Cabaret frappé jour 2 : explosion fauve

C’était la soirée la plus attendue du festival, la seule à afficher complet depuis des semaines. Elle a tenu toutes ses promesses, avec un Lescop à l’aise et – surtout – un collectif Fauve électrique. Aurélien Martinez

En 2002, sur son premier album Ceci n’est pas un disque, le groupe de hip-hop décalé TTC livrait l’un de ses meilleurs titres : De pauvres riches. « Putain c’est la merde / Pourquoi tu dis ça ? / Chez moi c’est la misère / Ah ouais t'as trop raison / Ici c’est la galère / Reprends du champagne man, de toute façon ce week-end on se barre sur la côte. » Il y a de ça chez le collectif Fauve : un côté problèmes de riches scandés façon rappeur sur une musique très rock. Un truc à n’écouter qu’au premier degré comme on l’écrivait ici (même si les parodies sont nombreuses sur le web).

« Nique ta mère le blizzard » hurle d’ailleurs, comme un jeune du XVIe parisien en pleine rébellion, le survolté meneur du collectif, qui n’hésite pas à ouvrir le concert avec le titre Saint Anne. « Enfin voilà, je vous dresse le tableau : je suis né dans une famille plutôt aisée / J’ai toujours été privilégié / J’ai jamais manqué d’amour, ni de rien d’autre d’ailleurs / Même si ma mère, qui vient quand même d’un milieu assez populaire, était parfois un peu sévère avec mes frères et moi. » De pauvres riches, vraiment. Et alors ?

Et alors, oui. Car sur scène, tout ce qui pourrait paraître pour de la posture ou du vide prend littéralement forme. Sur scène, le quintet Fauve assure. Devant un public conquis d’avance (et beaucoup plus jeune que la veille), dans une pénombre arty, avec projection de films en fond, censée ne mettre en avant aucun des membres (même si on n’a d’yeux que pour le cracheur de mots), Fauve enchaîne les titres avec une maîtrise tant musicale qu’expressive. Autant de scuds envoyés à un public qui en redemande, le sommet étant atteint sur le morceau Nuits fauves. « Offre-moi dès ce soir / Ta peau brune et tes lèvres mauves / Tes seins tes reins tes cheveux noirs / Et qu’on se noie dans les nuits fauves. »

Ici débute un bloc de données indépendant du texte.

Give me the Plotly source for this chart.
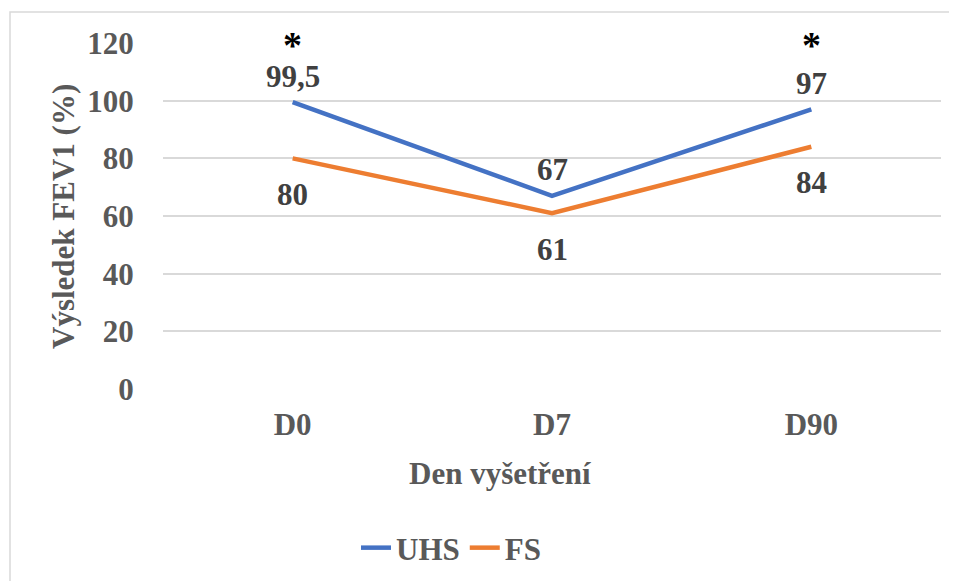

Il est de bon goût de cracher sur Fauve, de dire que le groupe n’a rien inventé (ce qui est en partie vrai) ; et alors ? Mardi soir, au Cabaret frappé, le collectif a tout simplement prouvé qu’il n’était pas qu’un buzz sans consistance, mais un véritable groupe de scène. Un excellent groupe de scène même.

Avant Fauve

Être un buzz sans consistance, c’est un peu ce que l’on pouvait reprocher à Lescop. Lors de son concert en mai 2012 à la MC2, en première partie de Charlotte Gainsbourg, il nous avait laissés sur notre faim : ses morceaux à mi-chemin entre du pop-rock français à la Daniel Darc et la scène cold-wave anglaise à la Joy Division et consorts (comme on l’écrivait ici) n’arrivaient pas à dépasser le cadre de l’album, s’affadissant même sur scène en donnant l’impression de tous se ressembler.

Mais ça, c’était en 2012, au début de la nouvelle carrière de Lescop. Un an plus tard, et pas mal de concerts après, Lescop est un autre homme. Sur scène, Lescop est le patron, et sa mine renfermée et sombre qui pouvait apparaître comme une posture séduit pleinement ici, surtout quand elle se confronte à l’énergie vénéneuse de ses musiciens. Sous le chapiteau du Cabaret, ne reste plus alors à Lescop qu’à dérouler ses hits (dont son efficace La Fôret) avec conviction, pour chauffer le public avant Fauve. Mission accomplie.